Bobby Sands: 66 Days
This critically acclaimed documentary is about the life of Bobby Sands and the 1981 Irish hunger strike from Northern Ireland. The movie hit cinemas 35 years on from his ultimate sacrifice. It draws much from his hunger strike diary, offering a unique insight into the man and his beliefs.
Calm With Horses
Grimly effective to the point of being almost gothic in parts, 'Calm With Horses' may tread over familiar grounds in Irish films. But it's done with grace and care. Cosmo Jarvis channels Marlon Brando for his role. Barry Keoghan continues his impressive streak of roles with a frightening, visceral performance.
'Love/Hate' star John Connors takes the lead in this contemporary Irish take on the gangster genre. It follows a 24 year old, Jason Connelly, as he and his friends attempt to take control of the Darndale drug trade. Things begin to unravel quickly as not everyone is willing to let these Cardboard Gangsters achieve the notoriety they crave without a fight.
The Hole in the Ground
'The Hole in the Ground' stars Irish actress on the rise, Seana Kerslake. Her character is a young mother who has recently moved into a house on the fringes of a rural town with her son. Strange things start to occur, particularly disturbing changes in her little boy. As you can probably tell from the picture in the trailer below, not one for arachnophobes...

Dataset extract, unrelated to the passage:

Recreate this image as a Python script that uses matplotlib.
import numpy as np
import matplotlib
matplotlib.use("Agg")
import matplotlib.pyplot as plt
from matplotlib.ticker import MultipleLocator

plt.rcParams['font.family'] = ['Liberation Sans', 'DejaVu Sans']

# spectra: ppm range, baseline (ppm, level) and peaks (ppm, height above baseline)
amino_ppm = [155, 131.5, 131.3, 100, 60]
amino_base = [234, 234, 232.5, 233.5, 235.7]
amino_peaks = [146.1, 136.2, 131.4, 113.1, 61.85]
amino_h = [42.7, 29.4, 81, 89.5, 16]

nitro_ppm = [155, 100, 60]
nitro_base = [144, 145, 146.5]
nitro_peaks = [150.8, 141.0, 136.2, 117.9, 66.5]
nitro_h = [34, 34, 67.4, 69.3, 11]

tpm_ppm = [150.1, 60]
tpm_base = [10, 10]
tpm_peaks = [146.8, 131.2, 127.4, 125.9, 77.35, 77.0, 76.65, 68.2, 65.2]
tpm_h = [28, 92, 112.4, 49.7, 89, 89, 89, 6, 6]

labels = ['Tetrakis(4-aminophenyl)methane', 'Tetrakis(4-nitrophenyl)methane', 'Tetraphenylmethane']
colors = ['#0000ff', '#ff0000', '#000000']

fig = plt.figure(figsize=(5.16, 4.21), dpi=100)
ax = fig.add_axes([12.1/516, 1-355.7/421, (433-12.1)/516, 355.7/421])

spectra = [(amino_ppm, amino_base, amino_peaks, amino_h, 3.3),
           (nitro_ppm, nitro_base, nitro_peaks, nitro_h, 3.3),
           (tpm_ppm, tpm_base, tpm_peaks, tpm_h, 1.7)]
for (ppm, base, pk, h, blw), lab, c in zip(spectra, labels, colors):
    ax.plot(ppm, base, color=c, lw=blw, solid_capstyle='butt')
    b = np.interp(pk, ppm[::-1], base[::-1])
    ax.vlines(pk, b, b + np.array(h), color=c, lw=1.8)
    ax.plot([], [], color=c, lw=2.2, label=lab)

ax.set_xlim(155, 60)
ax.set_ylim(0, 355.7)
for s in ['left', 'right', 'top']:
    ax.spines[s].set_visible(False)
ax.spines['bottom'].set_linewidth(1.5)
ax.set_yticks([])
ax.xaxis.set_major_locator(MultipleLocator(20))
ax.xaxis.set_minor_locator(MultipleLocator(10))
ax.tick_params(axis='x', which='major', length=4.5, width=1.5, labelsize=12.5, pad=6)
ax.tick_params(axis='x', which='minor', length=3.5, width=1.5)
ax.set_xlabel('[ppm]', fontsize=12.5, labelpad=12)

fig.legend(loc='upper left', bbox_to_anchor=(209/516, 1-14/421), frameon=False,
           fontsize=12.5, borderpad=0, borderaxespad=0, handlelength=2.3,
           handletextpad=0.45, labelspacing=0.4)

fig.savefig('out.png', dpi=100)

Some have described 'Handsome Devil' as inspired by 'Dead Poets Society', but really it's a film all its own. The movie follows the friendship that forms between loner Ned and star rugby player Conor when they are forced to share a bedroom at their boarding school. Andrew Scott ('Sherlock', 'Fleabag') plays their English teacher.
The wonderful documentary 'Katie' is one the top Irish films on Netflix. Directed by Ross Whitaker ('Unbreakable: The Mark Pollock Story'), it showcases the incredible journey of Olympic champion boxer Katie Taylor. It's one of the best Irish sports docs out there and offers incredible insight into the legend that is Katie.
The best Irish comedy of 2019 and probably the best comedy of the year overall was 'Extra Ordinary'. It's a bit like 'Ghostbusters' if it was set in the west of Ireland. Maeve Higgins plays Rose, a lonely driving instructor whose special talent to communicate with ghosts is enlisted by a widower named Martin (Will Forte). Meanwhile one-hit wonder Christian Winter (Will Forte) hopes to regain fame by making a deal with the Devil.
'Broken Law' is a tale of two brothers on opposite sides of the law that's unexpectedly funny and sweet. Joe Connolly (Graham Earley) has just gotten out of jail. His estranged brother Dave (Tristan Heanue) is an honest and respected member of the Garda Síochána. But Dave is loyal to his brother and hides Joe when he gets in trouble following a botched robbery. Dave knows Joe can only protect him for so long.